Rows from a dataset of charts and code

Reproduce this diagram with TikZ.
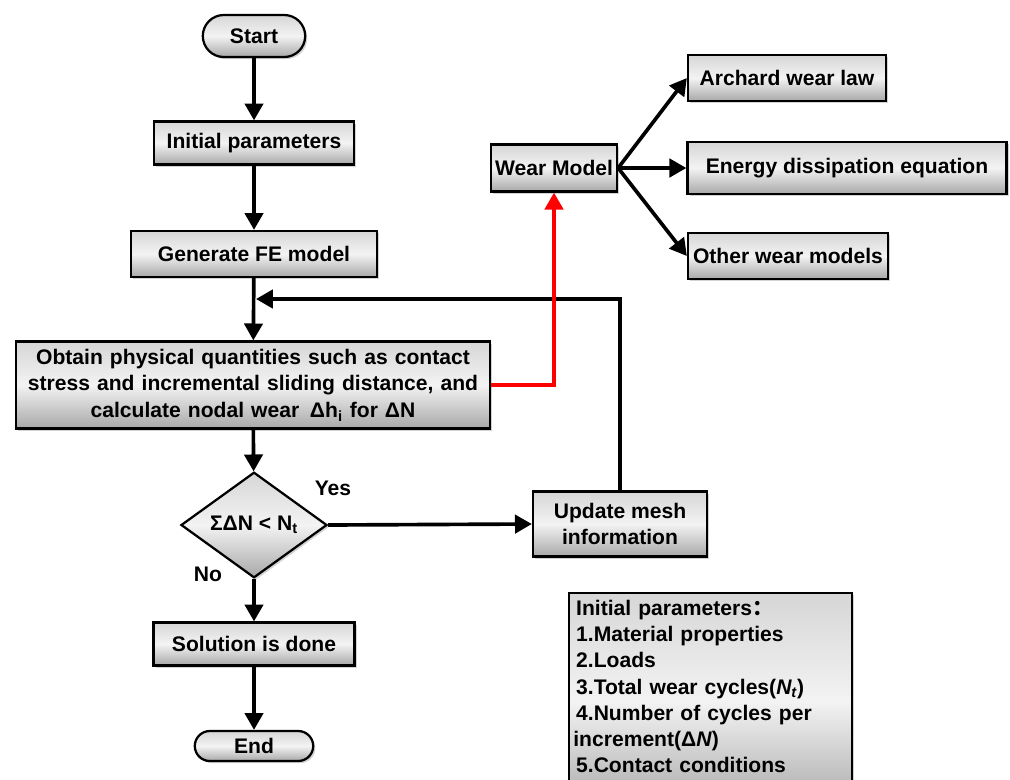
\documentclass[tikz,border=0pt]{standalone}
\usepackage{fontspec}
\setmainfont{Liberation Sans}
\newfontfamily\cjk{Noto Sans CJK SC}
\usetikzlibrary{shapes.geometric, shapes.misc, arrows.meta, shadows}
\definecolor{BoxTop}{RGB}{214,214,214}
\definecolor{BoxMid}{RGB}{243,243,243}
\definecolor{BoxBot}{RGB}{168,168,168}
\definecolor{LoopRed}{RGB}{255,0,0}

\begin{document}
\begin{tikzpicture}[x=0.025cm, y=-0.025cm,
          every node/.style={font=\fontsize{15}{19}\selectfont\bfseries},
          box/.style={rectangle, draw=black, line width=1.6pt,
                      top color=BoxTop, bottom color=BoxBot, middle color=BoxMid,
                      drop shadow={shadow xshift=1.5pt, shadow yshift=-1.5pt,
                                   fill=black!35},
                      align=center, inner sep=2pt},
          term/.style={box, rounded rectangle},
          dec/.style={box, diamond, inner sep=0pt},
          arr/.style={-{Triangle[length=12pt, width=13pt]}, line width=2.6pt},
          redarr/.style={arr, color=LoopRed}
        ]
        \useasboundingbox (0,0) rectangle (1010,779);

        % main column
        \node[term, minimum width=2.7cm, minimum height=1.05cm] (start) at (254,36) {Start};
        \node[box, minimum width=5cm, minimum height=1.075cm] (init) at (254,143) {Initial parameters};
        \node[box, minimum width=6.15cm, minimum height=1.15cm] (gen) at (254,254) {Generate FE model};
        \node[box, minimum width=11.85cm, minimum height=2.175cm, text width=11.4cm]
              (obt) at (253,385)
              {Obtain physical quantities such as contact\\stress and incremental sliding distance, and\\calculate nodal wear~~$\!$Δh\textsubscript{i} for ΔN};
        \node[dec, minimum width=3.65cm, minimum height=1.65cm] (chk) at (254,525)
              {ΣΔN < N\textsubscript{t}};
        \node[box, minimum width=5.025cm, minimum height=1.075cm] (sol) at (254,644) {Solution is done};
        \node[term, minimum width=3.1cm, minimum height=0.75cm] (stop) at (254,746) {End};

        % loop back
        \node[box, minimum width=4.35cm, minimum height=1.625cm] (upd) at (620,524)
              {Update mesh\\information};
        \coordinate (join) at (256,299);
        \node at (333,488) {Yes};
        \node at (208,574) {No};

        % wear models
        \node[box, minimum width=3.15cm, minimum height=1.175cm, inner sep=1pt] (wm) at (554,168) {Wear Model};
        \node[box, minimum width=4.95cm, minimum height=1.15cm] (arch) at (787,78) {Archard wear law};
        \node[box, minimum width=7.975cm, minimum height=1.3cm] (ener) at (847,168) {Energy dissipation equation};
        \node[box, minimum width=5cm, minimum height=1.15cm] (other) at (788,256) {Other wear models};

        % parameter list
        \node[box, anchor=north west, minimum width=7.05cm,
              text width=6.85cm, text height=13pt, text depth=135pt, align=left,
              inner xsep=3pt, inner ysep=3pt,
              font=\fontsize{15}{18.6}\selectfont\bfseries]
              (plist) at (568,592)
              {\hspace*{2pt}Initial parameters{\cjk ：}\\
               \hspace*{2pt}1.Material properties\\
               \hspace*{2pt}2.Loads\\
               \hspace*{2pt}3.Total wear cycles(\textit{N\textsubscript{t}})\\
               \hspace*{2pt}4.Number of cycles per\\
               increment(Δ\textit{N})\\
               \hspace*{2pt}5.Contact conditions};

        \draw[arr] (start) -- (init);
        \draw[arr] (init) -- (gen);
        \draw[arr] (gen) -- (obt);
        \draw[arr] (obt) -- (chk);
        \draw[arr] (chk.east) -- (upd.west);
        \draw[arr] (chk.south) -- (sol.north);
        \draw[arr] (sol) -- (stop);
        \draw[arr] (upd.north) |- (join);
        \draw[redarr] (obt.east) -| (wm.south);
        \foreach \m in {arch, ener, other} {
          \draw[arr] (wm.east) -- (\m.west);
        }
\end{tikzpicture}
\end{document}
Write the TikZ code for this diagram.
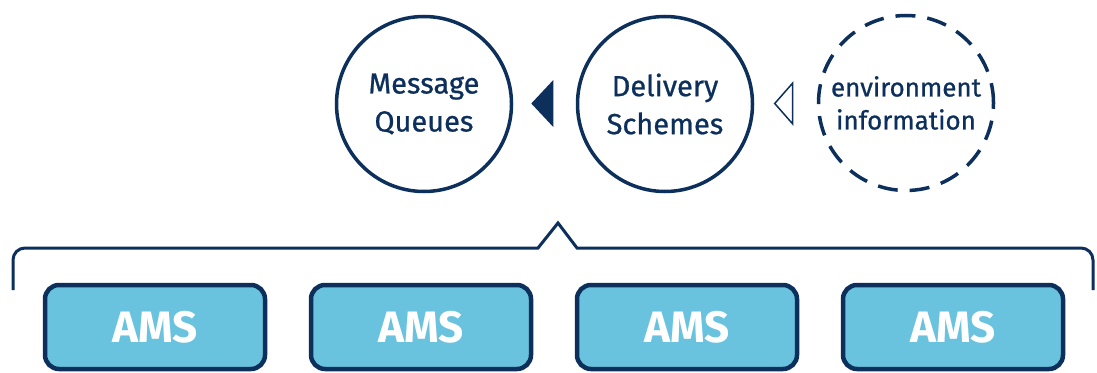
\documentclass[tikz,border=0pt]{standalone}
\usepackage{fontspec}
\setmainfont{Fira Sans}
\newfontfamily\topicfont[FakeBold=0.8]{Fira Sans}
\usetikzlibrary{shapes.geometric}
\definecolor{navy}{HTML}{0C2F5B}
\definecolor{amsblue}{HTML}{69C3DE}

\begin{document}
\begin{tikzpicture}[x=1pt, y=-1pt,
    topic/.style = {circle, draw=navy, line width=3.5pt, minimum size=175pt,
                    inner sep=0pt, align=center, text=navy},
    ams/.style = {draw=navy, fill=amsblue, line width=4.5pt, rounded corners=14pt,
                  minimum width=220pt, minimum height=84pt, text=white,
                  font=\fontsize{44}{48}\selectfont\bfseries},
    pointer/.style = {isosceles triangle, isosceles triangle stretches,
                      shape border rotate=180, inner sep=0pt, outer sep=0pt},
    bracket/.style = {draw=navy, line width=3pt}]
\useasboundingbox (0,0) rectangle (1097,372);

% the three topics
\node[topic, font=\topicfont\fontsize{29}{38}\selectfont] (queues) at (424,104) {Message\\Queues};
\node[topic, font=\topicfont\fontsize{29}{38}\selectfont] (schemes) at (665,104) {Delivery\\Schemes};
\node[topic, dashed, dash pattern=on 20pt off 12pt, font=\topicfont\fontsize{26}{33}\selectfont]
    (envinfo) at (906,103) {environment\\information};

% pointers between them
\node[pointer, fill=navy, minimum height=22pt, minimum width=47pt] (toqueues) at (544,103.5) {};
\node[pointer, draw=navy, line width=1.5pt, minimum height=18pt, minimum width=41pt]
    (toschemes) at (785,103.5) {};

% the AMS row
\foreach \i/\x in {1/155, 2/421, 3/687, 4/953}
    \node[ams] (ams\i) at (\x,327) {AMS};

% bracket over the row
\coordinate (peak) at (558,223);
\draw[bracket] (13,290) [rounded corners=12pt] -- (13,248) -- (300,248) [sharp corners]
    -- (538,248) -- (peak) -- (577,248)
    -- (800,248) [rounded corners=12pt] -- (1093,248) -- (1093,290);
\end{tikzpicture}
\end{document}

» DESCRIPTION OF THE TASK: Print the records above exactly as they stand, but leave out the pictures.

» ANSWER TO THE PROBLEM:
Reproduce this diagram with TikZ.
\documentclass[tikz,border=0pt]{standalone}
\usepackage{fontspec}
\setmainfont{Liberation Sans}
\newfontfamily\cjk{Noto Sans CJK SC}
\usetikzlibrary{shapes.geometric, shapes.misc, arrows.meta, shadows}
\definecolor{BoxTop}{RGB}{214,214,214}
\definecolor{BoxMid}{RGB}{243,243,243}
\definecolor{BoxBot}{RGB}{168,168,168}
\definecolor{LoopRed}{RGB}{255,0,0}

\begin{document}
\begin{tikzpicture}[x=0.025cm, y=-0.025cm,
          every node/.style={font=\fontsize{15}{19}\selectfont\bfseries},
          box/.style={rectangle, draw=black, line width=1.6pt,
                      top color=BoxTop, bottom color=BoxBot, middle color=BoxMid,
                      drop shadow={shadow xshift=1.5pt, shadow yshift=-1.5pt,
                                   fill=black!35},
                      align=center, inner sep=2pt},
          term/.style={box, rounded rectangle},
          dec/.style={box, diamond, inner sep=0pt},
          arr/.style={-{Triangle[length=12pt, width=13pt]}, line width=2.6pt},
          redarr/.style={arr, color=LoopRed}
        ]
        \useasboundingbox (0,0) rectangle (1010,779);

        % main column
        \node[term, minimum width=2.7cm, minimum height=1.05cm] (start) at (254,36) {Start};
        \node[box, minimum width=5cm, minimum height=1.075cm] (init) at (254,143) {Initial parameters};
        \node[box, minimum width=6.15cm, minimum height=1.15cm] (gen) at (254,254) {Generate FE model};
        \node[box, minimum width=11.85cm, minimum height=2.175cm, text width=11.4cm]
              (obt) at (253,385)
              {Obtain physical quantities such as contact\\stress and incremental sliding distance, and\\calculate nodal wear~~$\!$Δh\textsubscript{i} for ΔN};
        \node[dec, minimum width=3.65cm, minimum height=1.65cm] (chk) at (254,525)
              {ΣΔN < N\textsubscript{t}};
        \node[box, minimum width=5.025cm, minimum height=1.075cm] (sol) at (254,644) {Solution is done};
        \node[term, minimum width=3.1cm, minimum height=0.75cm] (stop) at (254,746) {End};

        % loop back
        \node[box, minimum width=4.35cm, minimum height=1.625cm] (upd) at (620,524)
              {Update mesh\\information};
        \coordinate (join) at (256,299);
        \node at (333,488) {Yes};
        \node at (208,574) {No};

        % wear models
        \node[box, minimum width=3.15cm, minimum height=1.175cm, inner sep=1pt] (wm) at (554,168) {Wear Model};
        \node[box, minimum width=4.95cm, minimum height=1.15cm] (arch) at (787,78) {Archard wear law};
        \node[box, minimum width=7.975cm, minimum height=1.3cm] (ener) at (847,168) {Energy dissipation equation};
        \node[box, minimum width=5cm, minimum height=1.15cm] (other) at (788,256) {Other wear models};

        % parameter list
        \node[box, anchor=north west, minimum width=7.05cm,
              text width=6.85cm, text height=13pt, text depth=135pt, align=left,
              inner xsep=3pt, inner ysep=3pt,
              font=\fontsize{15}{18.6}\selectfont\bfseries]
              (plist) at (568,592)
              {\hspace*{2pt}Initial parameters{\cjk ：}\\
               \hspace*{2pt}1.Material properties\\
               \hspace*{2pt}2.Loads\\
               \hspace*{2pt}3.Total wear cycles(\textit{N\textsubscript{t}})\\
               \hspace*{2pt}4.Number of cycles per\\
               increment(Δ\textit{N})\\
               \hspace*{2pt}5.Contact conditions};

        \draw[arr] (start) -- (init);
        \draw[arr] (init) -- (gen);
        \draw[arr] (gen) -- (obt);
        \draw[arr] (obt) -- (chk);
        \draw[arr] (chk.east) -- (upd.west);
        \draw[arr] (chk.south) -- (sol.north);
        \draw[arr] (sol) -- (stop);
        \draw[arr] (upd.north) |- (join);
        \draw[redarr] (obt.east) -| (wm.south);
        \foreach \m in {arch, ener, other} {
          \draw[arr] (wm.east) -- (\m.west);
        }
\end{tikzpicture}
\end{document}
Write the TikZ code for this diagram.
\documentclass[tikz,border=0pt]{standalone}
\usepackage{fontspec}
\setmainfont{Fira Sans}
\newfontfamily\topicfont[FakeBold=0.8]{Fira Sans}
\usetikzlibrary{shapes.geometric}
\definecolor{navy}{HTML}{0C2F5B}
\definecolor{amsblue}{HTML}{69C3DE}

\begin{document}
\begin{tikzpicture}[x=1pt, y=-1pt,
    topic/.style = {circle, draw=navy, line width=3.5pt, minimum size=175pt,
                    inner sep=0pt, align=center, text=navy},
    ams/.style = {draw=navy, fill=amsblue, line width=4.5pt, rounded corners=14pt,
                  minimum width=220pt, minimum height=84pt, text=white,
                  font=\fontsize{44}{48}\selectfont\bfseries},
    pointer/.style = {isosceles triangle, isosceles triangle stretches,
                      shape border rotate=180, inner sep=0pt, outer sep=0pt},
    bracket/.style = {draw=navy, line width=3pt}]
\useasboundingbox (0,0) rectangle (1097,372);

% the three topics
\node[topic, font=\topicfont\fontsize{29}{38}\selectfont] (queues) at (424,104) {Message\\Queues};
\node[topic, font=\topicfont\fontsize{29}{38}\selectfont] (schemes) at (665,104) {Delivery\\Schemes};
\node[topic, dashed, dash pattern=on 20pt off 12pt, font=\topicfont\fontsize{26}{33}\selectfont]
    (envinfo) at (906,103) {environment\\information};

% pointers between them
\node[pointer, fill=navy, minimum height=22pt, minimum width=47pt] (toqueues) at (544,103.5) {};
\node[pointer, draw=navy, line width=1.5pt, minimum height=18pt, minimum width=41pt]
    (toschemes) at (785,103.5) {};

% the AMS row
\foreach \i/\x in {1/155, 2/421, 3/687, 4/953}
    \node[ams] (ams\i) at (\x,327) {AMS};

% bracket over the row
\coordinate (peak) at (558,223);
\draw[bracket] (13,290) [rounded corners=12pt] -- (13,248) -- (300,248) [sharp corners]
    -- (538,248) -- (peak) -- (577,248)
    -- (800,248) [rounded corners=12pt] -- (1093,248) -- (1093,290);
\end{tikzpicture}
\end{document}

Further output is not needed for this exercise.